Mit Gesetz vom 22.12.2020 wurde in Artikel 240 § 7 EGBGB die gesetzliche Vermutung statuiert, dass sich ein Umstand, der im Sinn von § 313 Absatz 1 BGB zur Grundlage des Mietvertrags geworden ist, nach Vertragsschluss schwerwiegend geändert hat, sofern gemietete Gewerberäume infolge staatlicher Maßnahmen zur Bekämpfung der COVID-19-Pandemie für den Betrieb des Mieters nicht oder nur mit erheblicher Einschränkung verwendbar sind. Der Bundesgerichtshof weist ergänzend darauf hin, dass davon ausgegangen werden könne, dass die Parteien bei Vertragsschluss die Möglichkeit einer weltweiten Pandemie und deren Auswirkungen nicht mit bedacht hätten und dass der Vertrag in Kenntnis der Entwicklung nicht oder nicht mit dem gegebenen Inhalt geschlossen worden wäre.

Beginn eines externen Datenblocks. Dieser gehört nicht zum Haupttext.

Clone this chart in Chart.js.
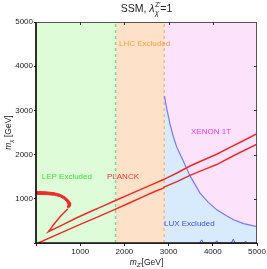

Kein Anspruch auf Vertragsanpassung allein wegen Betriebsschließungen
Ein Anspruch auf Anpassung des Vertragsinhalts (Miethöhe) unter Berufung auf den Wegfall der Geschäftsgrundlage besteht allerdings nur insoweit, als das Festhalten an dem unveränderten Vertrag für den Mieter nicht zumutbar ist. Bei der Prüfung der Zumutbarkeit sind alle Umstände des Einzelfalls gegeneinander abzuwägen. Der Bundesgerichtshof hat folgende Gesichtspunkte hervorgehoben:
- Nachteile des Mieters durch die Geschäftsschließung und ihre Dauer, wobei bei gewerblichen Mietern regelmäßig auf den Umsatzrückgang im konkreten Mietobjekt (nicht im Konzern) abgestellt werden kann
- Maßnahmen, die der Mieter ergriffen hat oder hätte ergreifen können, um den Umsatzrückgang zu verringern oder zu kompensieren
- finanzielle Vorteile des Mieters in Form von staatlichen Unterstützungs- oder Versicherungsleistungen
Diese und ähnliche Umstände müssen in jedem Einzelfall festgestellt und gegeneinander abgewogen werden. Die Darlegungs- und Beweislast und das damit verbundene Risiko trägt der Mieter. Einer pauschalen Halbierung der Miete für den betroffenen Zeitraum, wie es das Oberlandesgericht Dresden (Urteil vom 24.2.2021 – 5 U 1782/20) in der Vorinstanz vorgenommen hatte, erteilte der Bundesgerichtshof eine ausdrückliche Absage.